We are developing the social individualist meta-context for the future. From the very serious to the extremely frivolous... lets see what is on the mind of the Samizdata people.

Samizdata, derived from Samizdat /n. - a system of clandestine publication of banned literature in the USSR [Russ.,= self-publishing house]

Debating censorship on BBC Radio 5 Live

Tonight at midnight I am to be on the Richard Bacon debate show on Radio 5 Live, arguing about censorship. My job, and that of my pro-censorship opponent, will be to poke a stick into the wasps nest that is the Radio 5 phoning-in community, thereby ‘involving’ lots of people. They hope. If no one calls, we will no doubt talk amongst ourselves, although if I know these people they will have done some preliminary poking already, and lined up some callers of appropriate extremity and craziness, for if we two official debaters let the side down by talking too sensibly.

Libertarianism, civil liberties, etc., is strictly stuff that they squeeze in when nothing real is happening (i.e. football). However, I take such chances when they are offered, and if they make it worth my while. They have promised me £80, which for me is not bad for an hour’s intermittent chit-chatting. Wish me luck.

I keep trying to get these radio shows to introduce me as a Samizdata blogger, instead of just as “from the Libertarian Alliance“, but they still do not understand about this, or perhaps fear that their listeners will not understand. I suppose the problem with writing for the internet is that, you know, anyone can do this and it is very easy so therefore it is of no importance. I mean, what on earth could ‘blogging’ possibly have to do with a debate about the official control of and suppression of information?

7 comments to Debating censorship on BBC Radio 5 Live

  • Ian

    I didn’t hear it from the start. Did anyone ask whether your adversary would ban fantasies? Mine were pretty raunchy even before I read Titus Andronicus.

    She had no objective criteria for censorship, beyond what was ‘explicit.’ And I noticed she refused to be drawn on the question of banning Shakespeare in much the same way that some islamofascist from the MCB on the Moral Maze recently (who wanted to ban anything that said nasty – basically, unislamic – things about her religion) refused to be drawn on banning The Satanic Verses. In short, these coves seem to want to ban things because they’re ‘not nice’ and fall into all sorts of snare trying to justify this.

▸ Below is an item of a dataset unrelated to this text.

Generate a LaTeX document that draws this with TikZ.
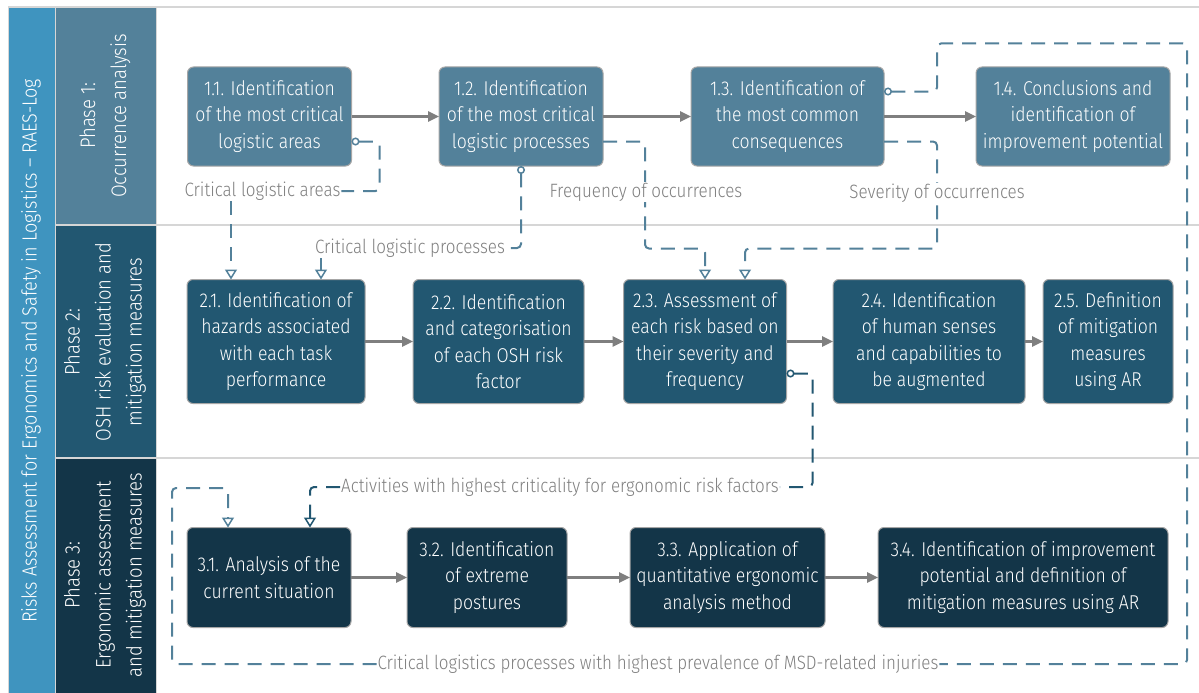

    Hard to figure her politically, despite that fellow who accused her of being a Born-Again Republican. It’s true that the socialists want to ban as much as the conservatives, though often different things. But she shared with so much of the ‘pro-family’ right-wing that ironic insistence on statist intervention and the abdication of parental – family – responsibility in bringing up kids. So why be for the family when you hand your children’s upbringing and moral values to the State? That’s just crazy talk.

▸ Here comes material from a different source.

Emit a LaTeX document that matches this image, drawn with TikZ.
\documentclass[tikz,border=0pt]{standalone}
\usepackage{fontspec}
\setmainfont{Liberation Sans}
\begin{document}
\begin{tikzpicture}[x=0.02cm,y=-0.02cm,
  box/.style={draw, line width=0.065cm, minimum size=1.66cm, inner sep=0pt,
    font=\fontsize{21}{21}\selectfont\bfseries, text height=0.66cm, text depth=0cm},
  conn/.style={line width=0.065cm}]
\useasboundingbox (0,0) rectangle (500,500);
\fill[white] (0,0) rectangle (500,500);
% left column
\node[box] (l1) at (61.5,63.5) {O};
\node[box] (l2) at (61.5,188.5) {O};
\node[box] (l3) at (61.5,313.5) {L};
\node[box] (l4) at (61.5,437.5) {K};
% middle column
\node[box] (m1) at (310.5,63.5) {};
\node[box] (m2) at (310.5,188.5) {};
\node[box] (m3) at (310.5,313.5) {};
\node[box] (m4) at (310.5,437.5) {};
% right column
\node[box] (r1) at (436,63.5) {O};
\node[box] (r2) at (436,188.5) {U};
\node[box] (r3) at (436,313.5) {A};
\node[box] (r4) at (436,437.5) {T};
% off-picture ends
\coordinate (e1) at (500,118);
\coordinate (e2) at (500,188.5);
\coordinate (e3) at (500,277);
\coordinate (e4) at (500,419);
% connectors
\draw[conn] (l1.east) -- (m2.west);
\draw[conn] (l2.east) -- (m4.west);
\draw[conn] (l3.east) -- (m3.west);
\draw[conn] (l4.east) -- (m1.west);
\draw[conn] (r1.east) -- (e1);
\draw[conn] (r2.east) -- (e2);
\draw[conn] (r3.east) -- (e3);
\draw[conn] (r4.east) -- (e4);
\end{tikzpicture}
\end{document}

    I was impressed with how you kept saying things like “I’m in favour of people getting rich, very rich, selling other people things that they want even if I don’t like them” and how no one thought you were a lunatic for saying so. Maybe there’s hope….

  • Jack Boots

    Hope you gave ’em hell. In the nicest possible way of course.

  • As usual I found out too late about this. But it looks like it is available online.

  • Perry was once on TV representing the “civil liberties website Samizdata.net”, which perhaps sound better than a “blog”.

  • Yes the press does seem to have a wee bit of problem using the word “blog”. I think Alex is right that using a euphemism might be a good idea.

  • Simon Lawrence

    I managed to catch the last five minutes, and in an adolescent whiney manner I would like to say that I felt incredibly patronised by your opponent.

    The next time somebody says that adolescent minds are warped by two dimensional images, I might actually be inspired to serious violence.

    By the way, one clue as to where her political sympathies may lie could be in her rather pathetic last effort to get support – when she performed some mini-rant on how big business profits from ‘sick’ material and how it exploits people, and how people are weak and need the goverment to protect them from their own desires, and how etc etc………..

  • Pete(Detroit)

    I mean, what on earth could ‘blogging’ possibly have to do with a debate about the official control of and suppression of information?

    Or, god forbid, catching the major network media trying to influence an election?